Il vous faut une éternité pour prononcer un mot trufée de a, u (ou) i et acquérir cette façon délicieuse de
rouler les r, en écume d’océan sur les sombres rochers.
Vous aimerez dire au revoir » aloha » qui signifie aussi amour.
Vous rencontrerez des personnes hors gabarit, aussi hautes que larges, certaines dotées d’une force
herculéenne.
Avec fierté, elles aiment en faire étalage en organisant des tournois comme la course aux oranges,
un événement annuel typique de l’île.
Après une escapade périlleuse, deux paniers suspendus au large bambou posé sur leur nuque, ils descendent le plus rapidement possible, chargé au maximum des précieux fruits. Les femmes ne sont pas en reste.
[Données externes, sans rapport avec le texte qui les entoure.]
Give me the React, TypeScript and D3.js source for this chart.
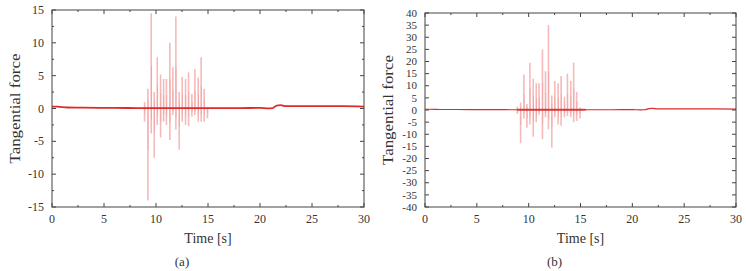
import React from "react";
import * as d3 from "d3";

// spike positions in time [s]
const spikeTimes = [8.9, 9.22, 9.54, 9.83, 10.12, 10.44, 10.73, 11.0, 11.33, 11.62, 11.91, 12.23, 12.52, 12.84, 13.13, 13.45, 13.74, 14.06, 14.34, 14.63, 14.95];

// panel (a)
const spikeMaxA = [1, 3, 14.5, 2.5, 7.8, 5.2, 4.5, 4.5, 10, 6.3, 14, 2.5, 4.8, 4.5, 5.5, 2.2, 6, 4.7, 7.8, 3, 0.2];
const spikeMinA = [-2, -14, -3.8, -7.5, -2.5, -4.4, -2, -2.5, -4.8, -1, -3.2, -6.3, -2, -2.5, -2.7, -1.2, -1, -2, -2, -2, -1.5];

// panel (b)
const spikeMaxB = [1.4, 3.1, 14.6, 2.5, 19.5, 13, 11, 11, 25, 16, 35, 6, 12, 11, 14, 5.5, 15, 12, 19.5, 7.5, 1];
const spikeMinB = [-1.6, -13.7, -3.5, -7.3, -6, -11, -5, -2, -12, -3, -8, -15.5, -3, -6, -6.5, -3, -2.5, -3, -5, -4.5, -3.5];

// slowly varying base signal
const baseTimes = [0, 0.5, 1.5, 3, 6, 9, 12, 15, 18, 20, 20.8, 21.2, 21.6, 22, 22.4, 25, 28, 30];
const baseA = [0.3, 0.3, 0.15, 0.12, 0.1, 0.05, 0.05, 0.05, 0.05, 0.1, 0.02, 0.05, 0.45, 0.5, 0.35, 0.35, 0.35, 0.3];
const baseB = [0.3, 0.3, 0.2, 0.2, 0.15, 0.1, 0.1, 0.1, 0.1, 0.15, 0.05, 0.1, 0.6, 0.7, 0.5, 0.45, 0.45, 0.4];

const xTicks = [0, 5, 10, 15, 20, 25, 30];
const yTicksA = [-15, -10, -5, 0, 5, 10, 15];
const yTicksB = [-40, -35, -30, -25, -20, -15, -10, -5, 0, 5, 10, 15, 20, 25, 30, 35, 40];

const FONT = "'Liberation Serif', 'Times New Roman', serif";
const AXIS = "#444";

interface PanelProps {
  left: number;
  right: number;
  top: number;
  bottom: number;
  yMax: number;
  yTicks: number[];
  yMinor: boolean;
  spikeMax: number[];
  spikeMin: number[];
  base: number[];
  label: string;
  tickFont: number;
  baseWidth: number;
  heavyBurst: boolean;
}

const Panel: React.FC<PanelProps> = ({
  left, right, top, bottom, yMax, yTicks, yMinor, spikeMax, spikeMin, base, label, tickFont, baseWidth, heavyBurst,
}) => {
  const x = d3.scaleLinear().domain([0, 30]).range([left, right]);
  const y = d3.scaleLinear().domain([-yMax, yMax]).range([bottom, top]);

  const line = d3
    .line<number>()
    .x((_, i) => x(baseTimes[i]))
    .y((d) => y(d))
    .curve(d3.curveMonotoneX);

  const xMinor = d3.range(2.5, 30, 5);
  const yMinorTicks = yMinor ? d3.range(-yMax + 2.5, yMax, 5) : [];
  const cx = (left + right) / 2;
  const cy = (top + bottom) / 2;

  return (
    <g>
      {/* spikes */}
      {spikeTimes.map((t, i) => (
        <line
          key={"s" + i}
          x1={x(t)}
          x2={x(t)}
          y1={y(spikeMax[i])}
          y2={y(spikeMin[i])}
          stroke="#ee8c8c"
          strokeOpacity={0.6}
          strokeWidth={1.6}
        />
      ))}
      {/* inner darker part of spikes */}
      {spikeTimes.map((t, i) => (
        <line
          key={"si" + i}
          x1={x(t) + 0.3}
          x2={x(t) + 0.3}
          y1={y(spikeMax[i] * 0.45)}
          y2={y(spikeMin[i] * 0.45)}
          stroke="#e57070"
          strokeOpacity={0.35}
          strokeWidth={0.8}
        />
      ))}
      {/* base signal */}
      <path d={line(base) ?? ""} fill="none" stroke="#dd2a2a" strokeWidth={baseWidth} />
      {heavyBurst && (
        <line
          x1={x(8.9)}
          x2={x(15.5)}
          y1={y(0.1)}
          y2={y(0.1)}
          stroke="#d42424"
          strokeWidth={baseWidth + 0.6}
          strokeOpacity={0.7}
        />
      )}

      {/* frame */}
      <rect x={left} y={top} width={right - left} height={bottom - top} fill="none" stroke={AXIS} strokeWidth={1} />

      {/* x ticks */}
      {xTicks.map((t) => (
        <g key={"xt" + t}>
          <line x1={x(t)} x2={x(t)} y1={bottom} y2={bottom - 4} stroke={AXIS} />
          <line x1={x(t)} x2={x(t)} y1={top} y2={top + 4} stroke={AXIS} />
          <text x={x(t)} y={bottom + 16} textAnchor="middle" fontFamily={FONT} fontSize={12} fill="#333">
            {t}
          </text>
        </g>
      ))}
      {xMinor.map((t) => (
        <g key={"xm" + t}>
          <line x1={x(t)} x2={x(t)} y1={bottom} y2={bottom - 2} stroke={AXIS} />
          <line x1={x(t)} x2={x(t)} y1={top} y2={top + 2} stroke={AXIS} />
        </g>
      ))}

      {/* y ticks */}
      {yTicks.map((t) => (
        <g key={"yt" + t}>
          <line x1={left} x2={left + 4} y1={y(t)} y2={y(t)} stroke={AXIS} />
          <line x1={right} x2={right - 4} y1={y(t)} y2={y(t)} stroke={AXIS} />
          <text
            x={left - 8}
            y={y(t)}
            dy="0.34em"
            textAnchor="end"
            fontFamily={FONT}
            fontSize={tickFont}
            fill="#333"
          >
            {t}
          </text>
        </g>
      ))}
      {yMinorTicks.map((t) => (
        <g key={"ym" + t}>
          <line x1={left} x2={left + 2} y1={y(t)} y2={y(t)} stroke={AXIS} />
          <line x1={right} x2={right - 2} y1={y(t)} y2={y(t)} stroke={AXIS} />
        </g>
      ))}

      {/* titles */}
      <text x={cx} y={243} textAnchor="middle" fontFamily={FONT} fontSize={14} fill="#333">
        Time [s]
      </text>
      <text
        transform={`translate(${left - 32},${cy}) rotate(-90)`}
        textAnchor="middle"
        fontFamily={FONT}
        fontSize={15}
        textLength={110}
        lengthAdjust="spacingAndGlyphs"
        fill="#333"
      >
        Tangential force
      </text>
      <text x={cx - 26} y={266} textAnchor="middle" fontFamily={FONT} fontSize={13} fill="#333">
        {label}
      </text>
    </g>
  );
};

export default function App() {
  return (
    <svg
      width={746}
      height={271}
      style={{ position: "absolute", left: 0, top: 0, background: "#fff" }}
    >
      <Panel
        left={52}
        right={364}
        top={10}
        bottom={207}
        yMax={15}
        yTicks={yTicksA}
        yMinor={true}
        spikeMax={spikeMaxA}
        spikeMin={spikeMinA}
        base={baseA}
        label="(a)"
        tickFont={12}
        baseWidth={1.8}
        heavyBurst={false}
      />
      <Panel
        left={425}
        right={736}
        top={13}
        bottom={207}
        yMax={40}
        yTicks={yTicksB}
        yMinor={false}
        spikeMax={spikeMaxB}
        spikeMin={spikeMinB}
        base={baseB}
        label="(b)"
        tickFont={11}
        baseWidth={1.2}
        heavyBurst={true}
      />
    </svg>
  );
}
Gare aux glissades, elles sont mortelles.
On peut admirer leur force et leur agilité lors de parties de pêche au mahi mahi appelé également dorade
coryphène.
Première escale Bora- Bora
La orana*
Après un long, très long voyage, trois décollages et atterrissages, me voici à Bora-Bora, Pora en langue maori.
Une montagne plantée à son centre d’où l’on peut admirer le paysage à 360°.
Une symphonie de bleus, conjugués à l’infini, une plage de sable blanc dessinent un paysage de carte
postale.
Pora, c’est aussi la plongée.
Les raies mantas font leur show en ballet d’élégance.
Certaines, demoiselles coquettes, ornent leurs lobes olfactifs de nacre mauve.
Une merveilleuse entrée en matière pour un voyage d’exception.
Rêve d’atoll
Quittez Pora, une des îles de la Société, pour l’archipel des Tuamotu.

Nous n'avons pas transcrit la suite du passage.